--- Recorded information ---
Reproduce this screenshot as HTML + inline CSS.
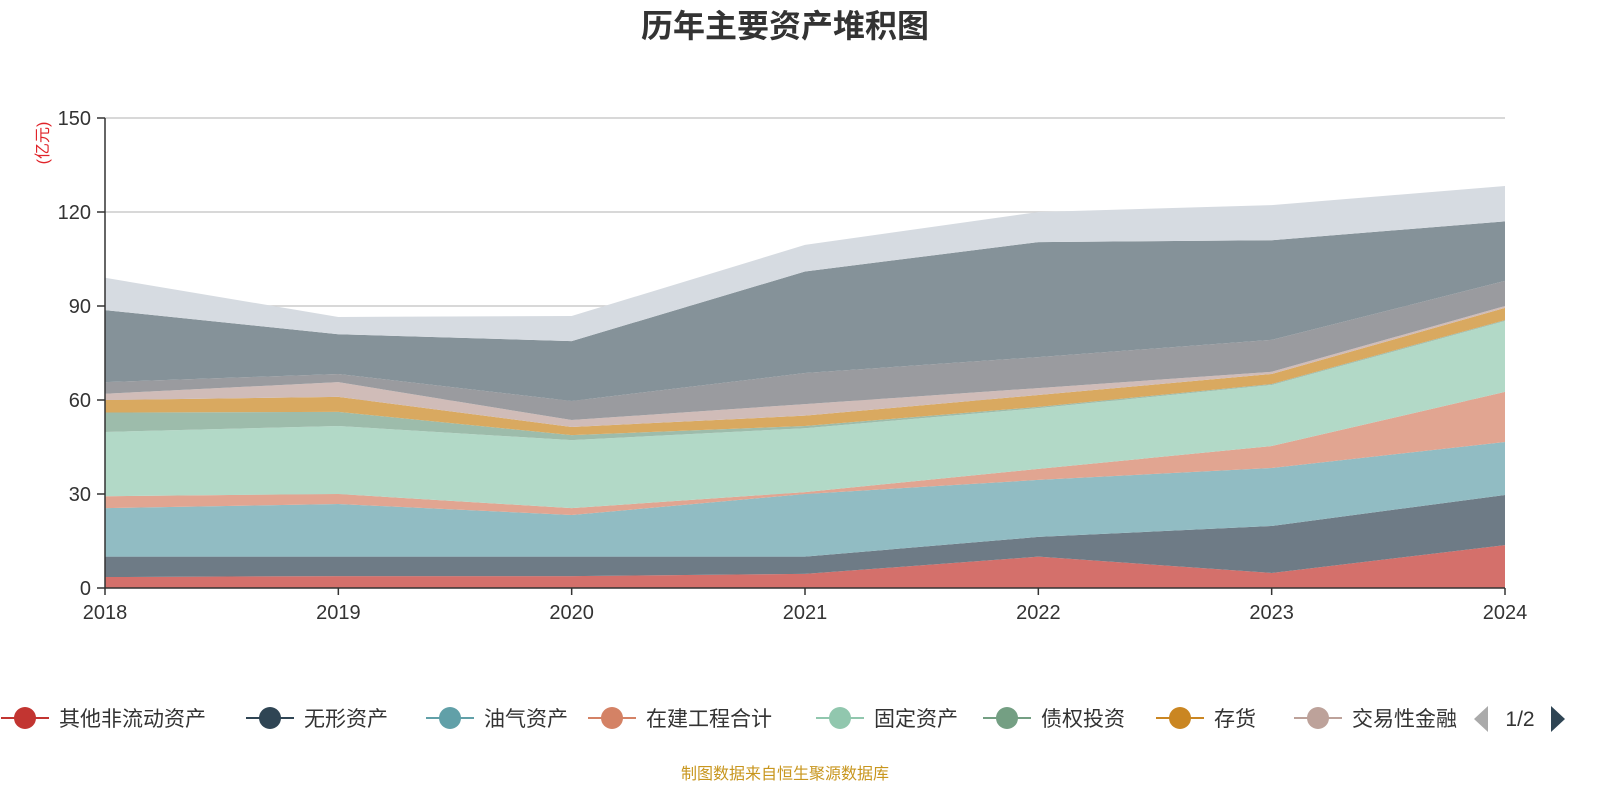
<!DOCTYPE html>
<html><head><meta charset="utf-8"><style>
body{margin:0;width:1600px;height:800px;background:#fff;overflow:hidden;font-family:"Liberation Sans","Noto Sans CJK SC",sans-serif}
</style></head><body>
<svg id="chart" width="1600" height="800" xmlns="http://www.w3.org/2000/svg" font-family="Liberation Sans, Noto Sans CJK SC, sans-serif">
<text x="785" y="37" text-anchor="middle" font-size="32" font-weight="bold" fill="#333">历年主要资产堆积图</text>
<text transform="translate(48,143) rotate(-90)" text-anchor="middle" font-size="16" fill="#e0242a">(亿元)</text>
<g id="grid"></g><g id="areas"></g><g id="axes"></g><g id="legend"></g>
<text x="785" y="779" text-anchor="middle" font-size="16" fill="#c8961e">制图数据来自恒生聚源数据库</text>
</svg>
<script>
const years=['2018','2019','2020','2021','2022','2023','2024'];
const yTicks=[0,30,60,90,120,150];
const seriesNames=['其他非流动资产','无形资产','油气资产','在建工程合计','固定资产','债权投资','存货','交易性金融资产','其他资产A','其他资产B','其他资产C'];
const s1=[3.5,3.8,3.8,4.5,10,4.8,13.7];
const s2=[6.5,6.2,6.2,5.5,6.3,15,16];
const s3=[15.5,16.8,13.3,20,18.2,18.5,16.9];
const s4=[3.8,3.2,2.2,0.6,3.5,7,16];
const s5=[20.5,21.7,21.7,20.4,19.4,19.5,22.6];
const s6=[6.2,4.5,1.6,0.7,0.4,0.3,0.3];
const s7=[4,4.8,2.6,3.3,3.8,3.2,3.9];
const s8=[2,4.7,2.2,3.7,2.2,0.7,0.6];
const s9=[3.7,2.6,6.1,9.9,9.9,10.2,8];
const s10=[23,12.7,19.1,32.4,36.7,31.8,19];
const s11=[10.3,5.5,8,8.5,9.6,11.2,11.3];
const series=[s1,s2,s3,s4,s5,s6,s7,s8,s9,s10,s11];
const fills=['#d4706b','#6e7b86','#91bcc3','#e1a591','#b2d9c7','#9dbcab','#d9a960','#d0bcb8','#9a9b9f','#859299','#d6dbe1'];
const legendColors=['#c23531','#2f4554','#61a0a8','#d48265','#91c7ae','#749f83','#ca8622','#bda29a'];
const NS='http://www.w3.org/2000/svg';
const X0=105,X1=1505,Y0=588,Y1=118;
function xs(i){return X0+(X1-X0)*i/(years.length-1);}
function ys(v){return Y0-(Y0-Y1)*v/150;}
function mk(t,a,p){const e=document.createElementNS(NS,t);for(const k in a)e.setAttribute(k,a[k]);(p||document.getElementById('chart')).appendChild(e);return e;}
const grid=document.getElementById('grid'),areas=document.getElementById('areas'),axes=document.getElementById('axes'),leg=document.getElementById('legend');
yTicks.forEach(t=>{
 if(t>0){const g=mk('line',{x1:X0,x2:X1,y1:ys(t),y2:ys(t),stroke:'#ccc','stroke-width':1.5},grid);
 
 }
 const tk=mk('line',{x1:X0-8,x2:X0,y1:ys(t),y2:ys(t),stroke:'#333','stroke-width':1.5},axes);
 
 
 const l=mk('text',{x:X0-14,y:ys(t)+7,'text-anchor':'end','font-size':20,fill:'#333'},axes);l.textContent=t;
 
 
});
let base=years.map(()=>0);
series.forEach((s,k)=>{
 const top=base.map((b,i)=>b+s[i]);
 let d='M'+top.map((v,i)=>xs(i)+','+ys(v)).join(' L');
 for(let i=years.length-1;i>=0;i--)d+=' L'+xs(i)+','+ys(base[i]);
 const p=mk('path',{d:d+'Z',fill:fills[k]},areas);
 
 
 base=top;
});
const ax=mk('line',{x1:X0,x2:X0,y1:Y1,y2:Y0,stroke:'#333','stroke-width':1.5},axes);


const bx=mk('line',{x1:X0,x2:X1,y1:Y0,y2:Y0,stroke:'#333','stroke-width':1.5},axes);


years.forEach((y,i)=>{
 const tk=mk('line',{x1:xs(i),x2:xs(i),y1:Y0,y2:Y0+7,stroke:'#333','stroke-width':1.5},axes);
 
 
 const t=mk('text',{x:xs(i),y:Y0+31,'text-anchor':'middle','font-size':20,fill:'#333'},axes);t.textContent=y;
 
 
});
const legX=[25,270,450,612,840,1007,1180,1318];
const legLabels=['其他非流动资产','无形资产','油气资产','在建工程合计','固定资产','债权投资','存货','交易性金融'];
legX.forEach((x,i)=>{
 const g=mk('g',{},leg);
 
 
 mk('line',{x1:x-24,x2:x+24,y1:718,y2:718,stroke:legendColors[i],'stroke-width':2},g);
 mk('circle',{cx:x,cy:718,r:11,fill:legendColors[i]},g);
 const t=mk('text',{x:x+34,y:726,'font-size':21,fill:'#333'},g);t.textContent=legLabels[i];
});
const pl=mk('polygon',{points:'1488,706 1488,732 1474,719',fill:'#aaa'},leg);


const pt=mk('text',{x:1520,y:726,'text-anchor':'middle','font-size':21,fill:'#333'},leg);pt.textContent='1/2';


const pn=mk('polygon',{points:'1551,706 1551,732 1565,719',fill:'#2f4554'},leg);


</script>
</body></html>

--- Written problem ---
Would you return the data exactly as written, without the pictures?

--- Written solution ---
Reproduce this screenshot as HTML + inline CSS.
<!DOCTYPE html>
<html><head><meta charset="utf-8"><style>
body{margin:0;width:1600px;height:800px;background:#fff;overflow:hidden;font-family:"Liberation Sans","Noto Sans CJK SC",sans-serif}
</style></head><body>
<svg id="chart" width="1600" height="800" xmlns="http://www.w3.org/2000/svg" font-family="Liberation Sans, Noto Sans CJK SC, sans-serif">
<text x="785" y="37" text-anchor="middle" font-size="32" font-weight="bold" fill="#333">历年主要资产堆积图</text>
<text transform="translate(48,143) rotate(-90)" text-anchor="middle" font-size="16" fill="#e0242a">(亿元)</text>
<g id="grid"></g><g id="areas"></g><g id="axes"></g><g id="legend"></g>
<text x="785" y="779" text-anchor="middle" font-size="16" fill="#c8961e">制图数据来自恒生聚源数据库</text>
</svg>
<script>
const years=['2018','2019','2020','2021','2022','2023','2024'];
const yTicks=[0,30,60,90,120,150];
const seriesNames=['其他非流动资产','无形资产','油气资产','在建工程合计','固定资产','债权投资','存货','交易性金融资产','其他资产A','其他资产B','其他资产C'];
const s1=[3.5,3.8,3.8,4.5,10,4.8,13.7];
const s2=[6.5,6.2,6.2,5.5,6.3,15,16];
const s3=[15.5,16.8,13.3,20,18.2,18.5,16.9];
const s4=[3.8,3.2,2.2,0.6,3.5,7,16];
const s5=[20.5,21.7,21.7,20.4,19.4,19.5,22.6];
const s6=[6.2,4.5,1.6,0.7,0.4,0.3,0.3];
const s7=[4,4.8,2.6,3.3,3.8,3.2,3.9];
const s8=[2,4.7,2.2,3.7,2.2,0.7,0.6];
const s9=[3.7,2.6,6.1,9.9,9.9,10.2,8];
const s10=[23,12.7,19.1,32.4,36.7,31.8,19];
const s11=[10.3,5.5,8,8.5,9.6,11.2,11.3];
const series=[s1,s2,s3,s4,s5,s6,s7,s8,s9,s10,s11];
const fills=['#d4706b','#6e7b86','#91bcc3','#e1a591','#b2d9c7','#9dbcab','#d9a960','#d0bcb8','#9a9b9f','#859299','#d6dbe1'];
const legendColors=['#c23531','#2f4554','#61a0a8','#d48265','#91c7ae','#749f83','#ca8622','#bda29a'];
const NS='http://www.w3.org/2000/svg';
const X0=105,X1=1505,Y0=588,Y1=118;
function xs(i){return X0+(X1-X0)*i/(years.length-1);}
function ys(v){return Y0-(Y0-Y1)*v/150;}
function mk(t,a,p){const e=document.createElementNS(NS,t);for(const k in a)e.setAttribute(k,a[k]);(p||document.getElementById('chart')).appendChild(e);return e;}
const grid=document.getElementById('grid'),areas=document.getElementById('areas'),axes=document.getElementById('axes'),leg=document.getElementById('legend');
yTicks.forEach(t=>{
 if(t>0){const g=mk('line',{x1:X0,x2:X1,y1:ys(t),y2:ys(t),stroke:'#ccc','stroke-width':1.5},grid);
 
 }
 const tk=mk('line',{x1:X0-8,x2:X0,y1:ys(t),y2:ys(t),stroke:'#333','stroke-width':1.5},axes);
 
 
 const l=mk('text',{x:X0-14,y:ys(t)+7,'text-anchor':'end','font-size':20,fill:'#333'},axes);l.textContent=t;
 
 
});
let base=years.map(()=>0);
series.forEach((s,k)=>{
 const top=base.map((b,i)=>b+s[i]);
 let d='M'+top.map((v,i)=>xs(i)+','+ys(v)).join(' L');
 for(let i=years.length-1;i>=0;i--)d+=' L'+xs(i)+','+ys(base[i]);
 const p=mk('path',{d:d+'Z',fill:fills[k]},areas);
 
 
 base=top;
});
const ax=mk('line',{x1:X0,x2:X0,y1:Y1,y2:Y0,stroke:'#333','stroke-width':1.5},axes);


const bx=mk('line',{x1:X0,x2:X1,y1:Y0,y2:Y0,stroke:'#333','stroke-width':1.5},axes);


years.forEach((y,i)=>{
 const tk=mk('line',{x1:xs(i),x2:xs(i),y1:Y0,y2:Y0+7,stroke:'#333','stroke-width':1.5},axes);
 
 
 const t=mk('text',{x:xs(i),y:Y0+31,'text-anchor':'middle','font-size':20,fill:'#333'},axes);t.textContent=y;
 
 
});
const legX=[25,270,450,612,840,1007,1180,1318];
const legLabels=['其他非流动资产','无形资产','油气资产','在建工程合计','固定资产','债权投资','存货','交易性金融'];
legX.forEach((x,i)=>{
 const g=mk('g',{},leg);
 
 
 mk('line',{x1:x-24,x2:x+24,y1:718,y2:718,stroke:legendColors[i],'stroke-width':2},g);
 mk('circle',{cx:x,cy:718,r:11,fill:legendColors[i]},g);
 const t=mk('text',{x:x+34,y:726,'font-size':21,fill:'#333'},g);t.textContent=legLabels[i];
});
const pl=mk('polygon',{points:'1488,706 1488,732 1474,719',fill:'#aaa'},leg);


const pt=mk('text',{x:1520,y:726,'text-anchor':'middle','font-size':21,fill:'#333'},leg);pt.textContent='1/2';


const pn=mk('polygon',{points:'1551,706 1551,732 1565,719',fill:'#2f4554'},leg);


</script>
</body></html>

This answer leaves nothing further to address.